It's been quite a while since I did a review of a Nintendo game, so
I figured it was time once again to enter the fun world of high blood pressure
and cold sweat as I try to play on my computer. I thought of two
games which were easy, fun, and recognizable: Kung Fu and Punch Out.
So I did a search on Yahoo to find either or both to illegally download
and play (NOTE TO FEDERAL AGENTS: just kidding, I would never commit
a crime). Within seconds, there they were: two reviews of those
games on X-Entertainment.
"Well, shit piss ass cock," I thought (NOTE: expletives toned
down to give this article a "PG" rating). So I tried to think of
other games which I could do. Needless to say, I came up blank.
So, I just tooled around on some jerk's lousy ROM site and found what had
to be an instant classic:

Attack of the Killer Tomatoes is one of the funniest B-Movies
ever produced, just because of its sheer amount of suckitude. So
a video game based on it would have to be equally good, right? Right?

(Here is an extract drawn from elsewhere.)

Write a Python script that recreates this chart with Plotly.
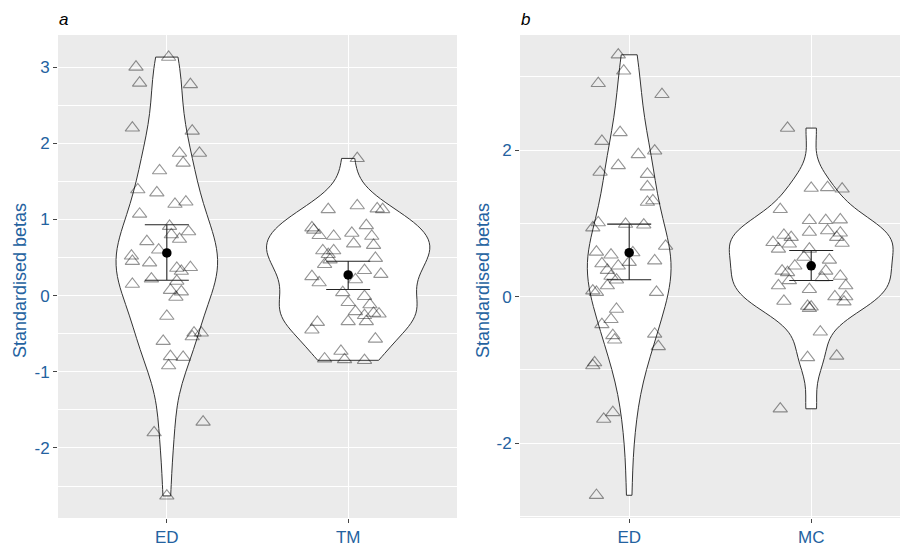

The game opens with the story. Evidently Mrs. Grundy from the
Archies comics has mutated into a green Popeye-like creature and teamed
up with Moose to take over the town of San Zucchini. One would think
that perhaps she'd want the whole world, but I guess she's a villain who's
content with just small victories. She's also got a great sense of
humor. Look at that belly laugh she lets out!

And so the game begins. You are Chad Finletter, undercover janitor
and recipient of the "World's Stupidest Name" award. He does have
a pretty spiffy outfit and a neat-o backwards cap. But I digress.
Chad wanders around through various areas of San Zucchini, trying to avoid
being attacked by the...KILLER TOMATOES!

Well, that's lame. In the movie when a person was attacked, they
were eaten. In this game, you just make him go "splat" and it's over.
What a gyp.

The boss for the stage is a big ass bean bag looking tomato. It
didn't take a hell of a lot to beat him, just jump on him three times and
he runs away like a screaming little sissy, or Edward Furlong. You
decide. After he runs away, you're free to head into the...SEWER
OF HELL!

Hmm, that's not very frightening either. All you do here is more
of the same. You run, you skip, you jump. There was one pretty
cool part where you fall into a waterfall and slide across the ground into
the green water, instantly killing you. Any game in which dying is
more fun than playing though, you know you're not dealing with a very good
game.

Yeah, yeah, there's the boss. He spits crap, you jump on him,
you don't care because this game is awful. One of the things that
sucks about playing these games on your computer is that you can't take
out the cartridge and jump up and down on it like we all used to do.
So the game sucked and I couldn't take one more second of it.
I needed something a little more my speed. So I tooled around some
more and found:

Sesame Street ABC! Now here's a game no one can possibly
lose unless they're a complete and utter imbecile, such as Tyra Banks.

This is actually two games in one! The first is a series of letter
and word games. Every time you successfully win...

Ernie and Cookie Monster dance around like a couple of fruitcakes!
They really cooked it into hyperdrive when I solved this particular hangman
puzzle:

Also, don't blink, or you'll miss Bert's great cameo in the game, as
he brings out new letters onto the ferris wheel.

The second game in this all star lineup of action is called "Ernie's
Big Splash" and has absolutely nothing to do with learning the alphabet
at all. I can't even understand what it's doing on here. I
also can't understand why Ernie's rubber duck gets more attention than
Bert. Poor Bert. You'd think they sap would have moved out
and found a better roommate by now. Bert was a smart guy who just
wanted a little peace but nooooo, Ernie always had to interrupt and inevitably
end up annoying or injuring poor old Bert. Then again, Bert kept
falling for the same old ploys, so maybe you can't really blame him.
Wait a minute, what the hell was I talking about again? Oh yeah,
the rubber duck game. It was like a maze. You were the duck
and had to find your way to a naked and soaped up Ernie who anxiously awaited
your arrival. Since it's a kid's game, it's not particularly challenging
for the average 6 year old. It took me three hours. But the
rewards were sweet:

Once you finally get there, Ernie flings you around in the air and then
whacks a big splash of water in your face! Yay! Who wouldn't
want that?
What a goofy couple of games. At least I didn't end up frothing
at the mouth like the last few times though. I'll have to try another
couple of games soon. If you know of any games which you'd like to
see reviewed and that a clod like me might be able to actually play
successfully, please feel free to send
them to me. In the meantime, I'll be writing to Bert.